* Begin *
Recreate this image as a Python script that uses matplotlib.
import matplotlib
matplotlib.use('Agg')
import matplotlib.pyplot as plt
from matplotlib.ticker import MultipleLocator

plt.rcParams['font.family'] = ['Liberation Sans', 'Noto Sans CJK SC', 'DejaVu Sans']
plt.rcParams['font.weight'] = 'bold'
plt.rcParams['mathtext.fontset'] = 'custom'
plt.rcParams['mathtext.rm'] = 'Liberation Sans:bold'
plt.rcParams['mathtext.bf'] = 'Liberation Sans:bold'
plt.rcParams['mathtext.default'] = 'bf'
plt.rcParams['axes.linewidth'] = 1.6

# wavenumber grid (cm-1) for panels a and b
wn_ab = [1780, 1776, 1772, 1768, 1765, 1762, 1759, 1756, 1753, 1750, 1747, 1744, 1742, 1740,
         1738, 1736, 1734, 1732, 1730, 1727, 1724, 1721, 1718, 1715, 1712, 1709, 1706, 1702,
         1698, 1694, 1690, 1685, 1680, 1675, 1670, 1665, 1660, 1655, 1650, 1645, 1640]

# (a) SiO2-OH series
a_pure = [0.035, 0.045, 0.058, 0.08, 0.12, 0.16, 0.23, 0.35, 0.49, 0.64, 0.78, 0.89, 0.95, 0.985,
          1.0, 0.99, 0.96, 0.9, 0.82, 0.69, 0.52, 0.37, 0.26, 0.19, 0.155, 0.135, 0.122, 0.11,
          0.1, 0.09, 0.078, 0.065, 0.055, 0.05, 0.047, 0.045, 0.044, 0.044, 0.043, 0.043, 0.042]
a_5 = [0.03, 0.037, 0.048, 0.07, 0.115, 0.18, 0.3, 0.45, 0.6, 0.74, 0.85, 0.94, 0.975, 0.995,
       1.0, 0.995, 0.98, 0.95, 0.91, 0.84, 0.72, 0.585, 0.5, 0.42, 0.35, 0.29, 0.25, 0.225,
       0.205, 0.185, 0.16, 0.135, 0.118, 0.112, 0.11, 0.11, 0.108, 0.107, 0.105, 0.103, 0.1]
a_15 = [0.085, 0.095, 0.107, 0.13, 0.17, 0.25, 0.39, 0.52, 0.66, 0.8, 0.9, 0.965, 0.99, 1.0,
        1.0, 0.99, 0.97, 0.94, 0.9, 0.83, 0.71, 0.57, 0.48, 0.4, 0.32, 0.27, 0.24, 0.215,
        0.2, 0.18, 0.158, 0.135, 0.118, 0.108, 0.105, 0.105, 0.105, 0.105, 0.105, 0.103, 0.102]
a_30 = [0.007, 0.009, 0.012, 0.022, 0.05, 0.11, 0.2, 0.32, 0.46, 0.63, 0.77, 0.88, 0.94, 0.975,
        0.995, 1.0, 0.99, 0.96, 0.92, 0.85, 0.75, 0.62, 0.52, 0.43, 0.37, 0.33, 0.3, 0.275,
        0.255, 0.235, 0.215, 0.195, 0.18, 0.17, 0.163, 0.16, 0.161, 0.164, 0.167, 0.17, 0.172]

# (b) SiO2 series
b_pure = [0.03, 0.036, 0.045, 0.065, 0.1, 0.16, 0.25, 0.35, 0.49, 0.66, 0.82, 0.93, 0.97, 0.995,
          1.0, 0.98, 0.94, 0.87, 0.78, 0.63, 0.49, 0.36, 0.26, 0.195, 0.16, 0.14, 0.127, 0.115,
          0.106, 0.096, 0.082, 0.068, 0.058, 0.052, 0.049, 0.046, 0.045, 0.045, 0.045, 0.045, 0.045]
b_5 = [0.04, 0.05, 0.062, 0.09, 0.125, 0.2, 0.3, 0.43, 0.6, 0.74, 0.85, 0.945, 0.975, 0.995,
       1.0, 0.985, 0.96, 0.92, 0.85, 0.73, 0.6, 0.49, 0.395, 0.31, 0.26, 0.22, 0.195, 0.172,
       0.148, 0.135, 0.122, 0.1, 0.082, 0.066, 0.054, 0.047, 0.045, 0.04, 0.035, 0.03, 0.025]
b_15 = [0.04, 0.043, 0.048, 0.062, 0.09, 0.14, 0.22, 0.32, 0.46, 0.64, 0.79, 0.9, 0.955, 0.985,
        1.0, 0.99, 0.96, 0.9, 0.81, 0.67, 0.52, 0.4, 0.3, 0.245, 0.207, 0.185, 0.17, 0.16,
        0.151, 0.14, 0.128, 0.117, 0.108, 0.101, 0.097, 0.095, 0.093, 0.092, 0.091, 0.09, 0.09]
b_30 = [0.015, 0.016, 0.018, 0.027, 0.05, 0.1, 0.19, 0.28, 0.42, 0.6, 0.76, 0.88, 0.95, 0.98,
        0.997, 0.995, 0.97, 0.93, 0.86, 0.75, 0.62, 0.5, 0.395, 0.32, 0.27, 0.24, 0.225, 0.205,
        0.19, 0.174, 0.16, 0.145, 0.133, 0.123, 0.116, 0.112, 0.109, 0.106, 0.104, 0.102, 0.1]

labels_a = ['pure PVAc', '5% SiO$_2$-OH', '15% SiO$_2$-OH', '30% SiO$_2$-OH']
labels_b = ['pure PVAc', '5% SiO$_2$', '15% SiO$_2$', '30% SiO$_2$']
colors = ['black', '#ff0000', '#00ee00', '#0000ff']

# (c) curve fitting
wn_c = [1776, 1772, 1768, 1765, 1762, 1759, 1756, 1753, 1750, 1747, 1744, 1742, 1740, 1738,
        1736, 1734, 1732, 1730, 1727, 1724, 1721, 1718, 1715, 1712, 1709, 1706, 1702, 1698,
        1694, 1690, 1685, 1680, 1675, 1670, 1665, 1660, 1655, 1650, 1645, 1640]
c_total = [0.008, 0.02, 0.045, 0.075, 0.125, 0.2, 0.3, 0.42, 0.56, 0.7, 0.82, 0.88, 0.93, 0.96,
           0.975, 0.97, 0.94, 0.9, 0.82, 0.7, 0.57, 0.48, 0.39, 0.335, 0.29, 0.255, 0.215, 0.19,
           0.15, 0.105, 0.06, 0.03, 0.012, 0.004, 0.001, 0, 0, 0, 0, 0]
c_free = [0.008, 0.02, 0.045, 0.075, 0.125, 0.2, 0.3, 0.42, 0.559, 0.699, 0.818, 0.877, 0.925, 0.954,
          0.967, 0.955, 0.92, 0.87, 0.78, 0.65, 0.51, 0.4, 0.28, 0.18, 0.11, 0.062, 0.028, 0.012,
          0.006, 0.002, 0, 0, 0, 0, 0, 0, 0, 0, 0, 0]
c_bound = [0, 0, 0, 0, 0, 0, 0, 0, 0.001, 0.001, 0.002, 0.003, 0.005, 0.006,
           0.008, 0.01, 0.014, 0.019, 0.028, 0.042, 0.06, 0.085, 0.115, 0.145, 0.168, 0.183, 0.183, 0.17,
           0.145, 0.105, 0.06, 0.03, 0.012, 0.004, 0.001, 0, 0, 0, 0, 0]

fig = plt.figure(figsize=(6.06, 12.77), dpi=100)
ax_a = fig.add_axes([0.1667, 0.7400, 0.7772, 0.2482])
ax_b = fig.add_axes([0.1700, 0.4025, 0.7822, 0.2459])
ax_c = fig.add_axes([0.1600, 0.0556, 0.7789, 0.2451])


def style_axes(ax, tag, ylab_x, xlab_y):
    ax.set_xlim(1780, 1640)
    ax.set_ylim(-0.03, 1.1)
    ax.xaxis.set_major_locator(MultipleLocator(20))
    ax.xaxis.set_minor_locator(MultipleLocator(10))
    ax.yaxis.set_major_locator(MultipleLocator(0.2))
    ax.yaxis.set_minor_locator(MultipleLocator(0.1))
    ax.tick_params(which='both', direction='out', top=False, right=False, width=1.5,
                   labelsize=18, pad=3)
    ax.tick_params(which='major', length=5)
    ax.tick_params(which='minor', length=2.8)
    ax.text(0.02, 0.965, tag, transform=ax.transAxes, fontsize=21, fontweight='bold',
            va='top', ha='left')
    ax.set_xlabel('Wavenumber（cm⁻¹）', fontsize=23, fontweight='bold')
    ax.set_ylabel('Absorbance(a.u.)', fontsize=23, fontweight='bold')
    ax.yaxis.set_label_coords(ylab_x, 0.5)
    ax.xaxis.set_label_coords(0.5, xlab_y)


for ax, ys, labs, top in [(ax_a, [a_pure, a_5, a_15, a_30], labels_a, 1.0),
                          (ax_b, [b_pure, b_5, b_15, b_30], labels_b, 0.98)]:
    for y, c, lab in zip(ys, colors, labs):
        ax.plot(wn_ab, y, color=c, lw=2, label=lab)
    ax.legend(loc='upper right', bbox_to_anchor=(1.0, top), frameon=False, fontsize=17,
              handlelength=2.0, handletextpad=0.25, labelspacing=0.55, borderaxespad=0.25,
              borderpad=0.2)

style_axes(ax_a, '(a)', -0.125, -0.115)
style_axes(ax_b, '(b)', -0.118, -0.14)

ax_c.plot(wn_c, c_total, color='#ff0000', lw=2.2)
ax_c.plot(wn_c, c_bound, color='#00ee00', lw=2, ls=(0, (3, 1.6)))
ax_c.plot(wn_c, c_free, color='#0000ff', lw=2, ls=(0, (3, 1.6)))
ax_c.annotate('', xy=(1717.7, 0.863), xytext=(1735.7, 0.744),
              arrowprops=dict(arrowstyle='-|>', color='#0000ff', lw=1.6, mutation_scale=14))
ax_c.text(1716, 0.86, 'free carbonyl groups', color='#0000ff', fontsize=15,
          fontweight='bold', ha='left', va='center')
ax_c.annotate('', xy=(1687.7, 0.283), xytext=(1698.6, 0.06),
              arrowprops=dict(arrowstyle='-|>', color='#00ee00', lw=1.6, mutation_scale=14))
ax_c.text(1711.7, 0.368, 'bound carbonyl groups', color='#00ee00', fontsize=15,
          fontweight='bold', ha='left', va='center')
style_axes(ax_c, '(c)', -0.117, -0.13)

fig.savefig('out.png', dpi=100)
* End *
## [Given task]
Your task is to quote the lines above, beginning with the first and ending with the one that holds "plt.rcParams['axes.linewidth'] = 1.6".

## [The reply]
Recreate this image as a Python script that uses matplotlib.
import matplotlib
matplotlib.use('Agg')
import matplotlib.pyplot as plt
from matplotlib.ticker import MultipleLocator

plt.rcParams['font.family'] = ['Liberation Sans', 'Noto Sans CJK SC', 'DejaVu Sans']
plt.rcParams['font.weight'] = 'bold'
plt.rcParams['mathtext.fontset'] = 'custom'
plt.rcParams['mathtext.rm'] = 'Liberation Sans:bold'
plt.rcParams['mathtext.bf'] = 'Liberation Sans:bold'
plt.rcParams['mathtext.default'] = 'bf'
plt.rcParams['axes.linewidth'] = 1.6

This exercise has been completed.